8351 - La pureté de Dom Juan et de Faust
N. Lygeros
À travers l’œuvre philosophique de Kierkegaard, il est possible d’étudier non seulement les points communs entre Dom Juan et Faust, mais aussi leur pureté. Il est vrai que le philosophe danois s’est plus intéressé à Don Giovanni, sans doute pour son amour de l’opéra et en particulier de l’œuvre de Mozart. Même si ce choix est tout à fait compréhensible, il n’en est pas pour autant entaché de l’influence de Casanova qui a même quelque peu conseillé le librettiste de Mozart, à savoir da Ponte. Certes Kierkegaard veut mettre en avant la musique mais son but ultime, c’est celui de la pureté. Il veut mettre en exergue deux mythes créés par le christianisme qui a séparé la chair de l’esprit. Il voit donc en Faust, un esprit pur et en Dom Juan une sensualité pure. Certes ils partent tous les deux d’un point commun, à savoir l’amour et celui-ci concerne bien les femmes. Pour l’un c’est la multiplicité de l’unique et pour l’autre c’est l’unicité du multiple. Les deux opèrent donc de manière complémentaire pour ne pas dire symétrique. Ils recherchent tous les deux le plaisir i.e. une forme de satisfaction qui est interprétable comme une volonté de complétude.
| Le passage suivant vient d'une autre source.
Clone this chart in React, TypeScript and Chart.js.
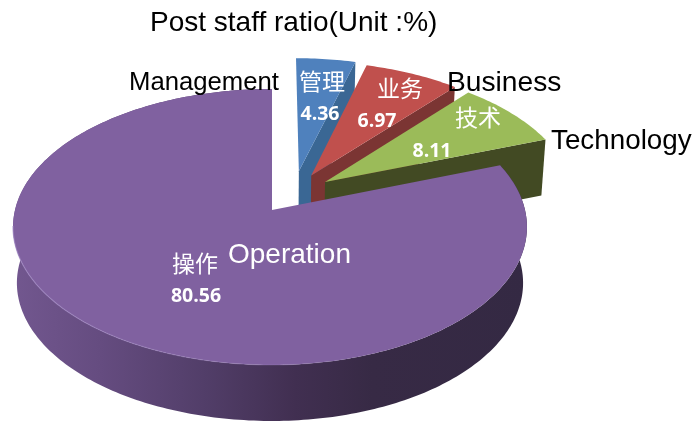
import React, { useEffect, useRef } from "react";
import { Chart, registerables } from "chart.js";

Chart.register(...registerables);

const titleText = "Post staff ratio(Unit :%)";
const namesEn = ["Management", "Business", "Technology", "Operation"];
const namesZh = ["管理", "业务", "技术", "操作"];
const values = [4.36, 6.97, 8.11, 80.56];

// appearance only
const faceColors = ["#4F81BD", "#C0504D", "#9BBB59", "#8061A0"];
const wallColors = ["#3A6794", "#7B3533", "#424A23", "#5A4478"];
const explode: [number, number][] = [[0.11, -0.295], [0.16, -0.262], [0.215, -0.211], [0, 0]];
const enPos: [number, number][] = [[129, 90], [447, 91], [551, 149], [228, 263]];
const enSize = [25.7, 28.2, 27.8, 28];
const zhPos: [number, number][] = [[322, 83], [400, 90], [478, 119], [195, 265]];
const numPos: [number, number][] = [[320, 120], [377, 127], [432, 157], [196, 302]];

// perspective projection of the pie's plane onto the page
const VX = 272, VY = 210, P = -0.123, B = 135.9;
function project(u: number, v: number): [number, number] {
  const w = 1 + P * v;
  const a = u < 0 ? 257 : 253;
  return [VX + (a * u) / w, VY + (B * v) / w];
}
function lower(p: [number, number]): [number, number] {
  return [270 + (p[0] - 270) * 0.985, p[1] + 56];
}
function rim(start: number, end: number, off: [number, number]) {
  const pts: [number, number][] = [];
  const n = Math.max(2, Math.ceil((end - start) / (Math.PI / 180)));
  for (let i = 0; i <= n; i++) {
    const t = start + ((end - start) * i) / n + Math.PI / 2;
    pts.push(project(off[0] + Math.sin(t), off[1] - Math.cos(t)));
  }
  return pts;
}
function poly(ctx: CanvasRenderingContext2D, pts: [number, number][]) {
  ctx.beginPath();
  pts.forEach((p, i) => (i ? ctx.lineTo(p[0], p[1]) : ctx.moveTo(p[0], p[1])));
  ctx.closePath();
}

const pie3d = {
  id: "pie3d",
  beforeDatasetDraw(chart: any) {
    const ctx: CanvasRenderingContext2D = chart.ctx;
    const arcs = chart.getDatasetMeta(0).data;
    ctx.save();
    arcs.forEach((arc: any, i: number) => {
      const { startAngle, endAngle } = arc.getProps(["startAngle", "endAngle"], true);
      const off = explode[i];
      const vertex = project(off[0], off[1]);
      const pts = rim(startAngle, endAngle, off);
      if (i < 3) {
        const end = pts[pts.length - 1];
        poly(ctx, [vertex, end, lower(end), lower(vertex)]);
        ctx.fillStyle = wallColors[i];
        ctx.fill();
      } else {
        const g = ctx.createLinearGradient(13, 0, 526, 0);
        g.addColorStop(0, "#72578F");
        g.addColorStop(0.17, "#654C80");
        g.addColorStop(0.37, "#523E69");
        g.addColorStop(0.55, "#412F51");
        g.addColorStop(0.7, "#372A45");
        g.addColorStop(1, "#342943");
        poly(ctx, [...pts, ...pts.slice().reverse().map(lower)]);
        ctx.fillStyle = g;
        ctx.fill();
      }
      poly(ctx, [vertex, ...pts]);
      ctx.fillStyle = faceColors[i];
      ctx.fill();
      if (i === 3) {
        const h = ctx.createLinearGradient(13, 0, 400, 0);
        h.addColorStop(0, "rgba(160,135,195,0.7)");
        h.addColorStop(1, "rgba(160,135,195,0)");
        const front = pts.filter((p) => p[1] > 225);
        ctx.beginPath();
        front.forEach((p, k) => (k ? ctx.lineTo(p[0], p[1]) : ctx.moveTo(p[0], p[1])));
        ctx.strokeStyle = h;
        ctx.lineWidth = 1.2;
        ctx.stroke();
      }
    });
    ctx.restore();
    return false;
  },
  afterDatasetsDraw(chart: any) {
    const ctx: CanvasRenderingContext2D = chart.ctx;
    ctx.save();
    ctx.textBaseline = "alphabetic";
    namesEn.forEach((t, i) => {
      ctx.textAlign = "left";
      ctx.font = `${enSize[i]}px "Liberation Sans"`;
      ctx.fillStyle = i === 3 ? "#FFFFFF" : "#000000";
      ctx.fillText(t, enPos[i][0], enPos[i][1]);
    });
    ctx.fillStyle = "#FFFFFF";
    ctx.textAlign = "center";
    namesZh.forEach((t, i) => {
      ctx.font = '23px "Noto Sans CJK SC"';
      ctx.fillText(t, zhPos[i][0], zhPos[i][1] + 7);
    });
    values.forEach((v, i) => {
      ctx.font = 'bold 19.5px "Open Sans"';
      ctx.fillText(v.toFixed(2), numPos[i][0], numPos[i][1]);
    });
    ctx.restore();
  },
};

export default function App() {
  const ref = useRef<HTMLCanvasElement>(null);
  useEffect(() => {
    const chart = new Chart(ref.current!, {
      type: "pie",
      data: {
        labels: namesEn,
        datasets: [{ data: values, backgroundColor: faceColors, borderWidth: 0 }],
      },
      options: {
        responsive: false,
        animation: false,
        layout: { padding: { left: 150, top: 6 } },
        plugins: {
          legend: { display: false },
          tooltip: { enabled: false },
          title: {
            display: true,
            text: titleText,
            align: "start",
            color: "#000000",
            font: { family: '"Liberation Sans"', size: 28, weight: "normal" },
            padding: 0,
          },
        },
      },
      plugins: [pie3d],
    } as any);
    return () => chart.destroy();
  }, []);
  return (
    <div style={{ position: "fixed", left: 0, top: 0, width: 693, height: 421, background: "#fff" }}>
      <canvas ref={ref} width={693} height={421} style={{ display: "block" }} />
    </div>
  );
}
Ainsi c’est le sentiment d’incomplétude qui correspond à un élément moteur de leur recherche qui se transforme non pas en quête d’absolu mais de perfection. Car aucun d’entre eux ne croie en l’absolu comme s’il savait que cette caractéristique engendre nécessairement une incomplétude en raison même de sa puissance. Cette opposition entre Dom Juan et Don Giovanni est encore plus claire par rapport à Faust. Il s’agit de la différence entre l’intellectuel et le sensuel. Cependant en recherchant à tout prix la pureté, nous sommes condamnés à ne pas découvrir la perfection. Pour le comprendre il suffit de considérer l’hypothèse que cette dernière fonctionne de manière complémentaire avec l’entité et son contraire. Dans ce cas, le modèle de la pureté serait voué à l’échec. Tandis que si nous acceptons la perfection comme objectif alors il est possible de comprendre et de saisir Dom Juan et Faust dans un cadre global où le sentiment et la pensée même s’ils s’opposent de manière superficielle, composent tous les deux avec l’autre. Ainsi au lieu de rechercher la pureté en soi et voir en eux des opposés, il est plus efficace et surtout plus robuste en terme de structure de les appréhender à travers la pureté de la perfection pour les interpréter comme des complémentaires.